--- start Supplied material ---

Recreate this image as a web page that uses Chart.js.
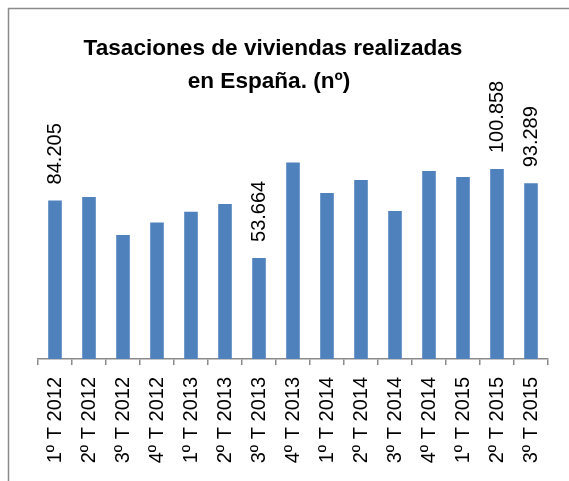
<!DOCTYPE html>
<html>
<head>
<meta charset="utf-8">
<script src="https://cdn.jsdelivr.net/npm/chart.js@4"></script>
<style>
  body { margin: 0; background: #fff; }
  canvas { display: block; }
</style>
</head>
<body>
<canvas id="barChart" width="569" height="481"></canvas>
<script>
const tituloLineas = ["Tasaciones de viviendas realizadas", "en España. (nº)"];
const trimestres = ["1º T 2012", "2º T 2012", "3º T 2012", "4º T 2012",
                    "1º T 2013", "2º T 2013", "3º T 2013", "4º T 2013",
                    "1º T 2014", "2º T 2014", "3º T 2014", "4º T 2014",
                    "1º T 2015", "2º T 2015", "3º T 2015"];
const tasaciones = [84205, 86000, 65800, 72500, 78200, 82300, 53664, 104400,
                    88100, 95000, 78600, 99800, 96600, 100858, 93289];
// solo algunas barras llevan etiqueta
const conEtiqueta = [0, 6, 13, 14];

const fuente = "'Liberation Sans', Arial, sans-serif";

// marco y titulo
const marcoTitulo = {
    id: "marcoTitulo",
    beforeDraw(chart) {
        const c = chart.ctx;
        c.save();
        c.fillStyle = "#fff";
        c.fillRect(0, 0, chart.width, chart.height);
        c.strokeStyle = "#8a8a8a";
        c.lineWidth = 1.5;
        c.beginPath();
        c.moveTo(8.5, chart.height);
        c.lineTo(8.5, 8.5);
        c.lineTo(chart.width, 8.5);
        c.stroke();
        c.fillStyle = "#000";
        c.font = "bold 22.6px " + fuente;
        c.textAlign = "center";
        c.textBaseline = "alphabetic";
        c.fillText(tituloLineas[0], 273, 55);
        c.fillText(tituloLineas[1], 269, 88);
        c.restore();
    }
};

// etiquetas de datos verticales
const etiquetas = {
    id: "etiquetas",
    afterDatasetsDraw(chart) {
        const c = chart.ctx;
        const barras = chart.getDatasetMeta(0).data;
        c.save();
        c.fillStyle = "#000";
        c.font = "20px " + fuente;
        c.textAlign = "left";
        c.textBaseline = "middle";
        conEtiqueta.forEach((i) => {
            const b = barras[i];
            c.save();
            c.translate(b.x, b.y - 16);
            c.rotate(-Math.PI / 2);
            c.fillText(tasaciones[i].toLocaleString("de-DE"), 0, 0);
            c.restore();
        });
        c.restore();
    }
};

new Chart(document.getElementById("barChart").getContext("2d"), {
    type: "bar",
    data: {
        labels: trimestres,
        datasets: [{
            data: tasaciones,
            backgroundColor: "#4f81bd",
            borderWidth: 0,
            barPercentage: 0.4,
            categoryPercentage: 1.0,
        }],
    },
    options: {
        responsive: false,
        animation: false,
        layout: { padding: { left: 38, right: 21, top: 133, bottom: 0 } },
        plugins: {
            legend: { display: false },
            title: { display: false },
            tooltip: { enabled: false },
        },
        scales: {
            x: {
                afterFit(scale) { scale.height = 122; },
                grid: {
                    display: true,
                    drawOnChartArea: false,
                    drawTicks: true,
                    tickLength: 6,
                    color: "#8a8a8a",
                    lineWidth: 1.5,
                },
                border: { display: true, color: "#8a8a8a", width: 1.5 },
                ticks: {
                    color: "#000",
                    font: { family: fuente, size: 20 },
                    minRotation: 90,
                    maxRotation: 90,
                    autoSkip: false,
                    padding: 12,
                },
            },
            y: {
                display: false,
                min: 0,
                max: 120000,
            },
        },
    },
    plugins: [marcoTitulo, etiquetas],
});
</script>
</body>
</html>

--- end Supplied material ---

Quote the listing above in full, except for the pictures.

The answer:
Recreate this image as a web page that uses Chart.js.
<!DOCTYPE html>
<html>
<head>
<meta charset="utf-8">
<script src="https://cdn.jsdelivr.net/npm/chart.js@4"></script>
<style>
  body { margin: 0; background: #fff; }
  canvas { display: block; }
</style>
</head>
<body>
<canvas id="barChart" width="569" height="481"></canvas>
<script>
const tituloLineas = ["Tasaciones de viviendas realizadas", "en España. (nº)"];
const trimestres = ["1º T 2012", "2º T 2012", "3º T 2012", "4º T 2012",
                    "1º T 2013", "2º T 2013", "3º T 2013", "4º T 2013",
                    "1º T 2014", "2º T 2014", "3º T 2014", "4º T 2014",
                    "1º T 2015", "2º T 2015", "3º T 2015"];
const tasaciones = [84205, 86000, 65800, 72500, 78200, 82300, 53664, 104400,
                    88100, 95000, 78600, 99800, 96600, 100858, 93289];
// solo algunas barras llevan etiqueta
const conEtiqueta = [0, 6, 13, 14];

const fuente = "'Liberation Sans', Arial, sans-serif";

// marco y titulo
const marcoTitulo = {
    id: "marcoTitulo",
    beforeDraw(chart) {
        const c = chart.ctx;
        c.save();
        c.fillStyle = "#fff";
        c.fillRect(0, 0, chart.width, chart.height);
        c.strokeStyle = "#8a8a8a";
        c.lineWidth = 1.5;
        c.beginPath();
        c.moveTo(8.5, chart.height);
        c.lineTo(8.5, 8.5);
        c.lineTo(chart.width, 8.5);
        c.stroke();
        c.fillStyle = "#000";
        c.font = "bold 22.6px " + fuente;
        c.textAlign = "center";
        c.textBaseline = "alphabetic";
        c.fillText(tituloLineas[0], 273, 55);
        c.fillText(tituloLineas[1], 269, 88);
        c.restore();
    }
};

// etiquetas de datos verticales
const etiquetas = {
    id: "etiquetas",
    afterDatasetsDraw(chart) {
        const c = chart.ctx;
        const barras = chart.getDatasetMeta(0).data;
        c.save();
        c.fillStyle = "#000";
        c.font = "20px " + fuente;
        c.textAlign = "left";
        c.textBaseline = "middle";
        conEtiqueta.forEach((i) => {
            const b = barras[i];
            c.save();
            c.translate(b.x, b.y - 16);
            c.rotate(-Math.PI / 2);
            c.fillText(tasaciones[i].toLocaleString("de-DE"), 0, 0);
            c.restore();
        });
        c.restore();
    }
};

new Chart(document.getElementById("barChart").getContext("2d"), {
    type: "bar",
    data: {
        labels: trimestres,
        datasets: [{
            data: tasaciones,
            backgroundColor: "#4f81bd",
            borderWidth: 0,
            barPercentage: 0.4,
            categoryPercentage: 1.0,
        }],
    },
    options: {
        responsive: false,
        animation: false,
        layout: { padding: { left: 38, right: 21, top: 133, bottom: 0 } },
        plugins: {
            legend: { display: false },
            title: { display: false },
            tooltip: { enabled: false },
        },
        scales: {
            x: {
                afterFit(scale) { scale.height = 122; },
                grid: {
                    display: true,
                    drawOnChartArea: false,
                    drawTicks: true,
                    tickLength: 6,
                    color: "#8a8a8a",
                    lineWidth: 1.5,
                },
                border: { display: true, color: "#8a8a8a", width: 1.5 },
                ticks: {
                    color: "#000",
                    font: { family: fuente, size: 20 },
                    minRotation: 90,
                    maxRotation: 90,
                    autoSkip: false,
                    padding: 12,
                },
            },
            y: {
                display: false,
                min: 0,
                max: 120000,
            },
        },
    },
    plugins: [marcoTitulo, etiquetas],
});
</script>
</body>
</html>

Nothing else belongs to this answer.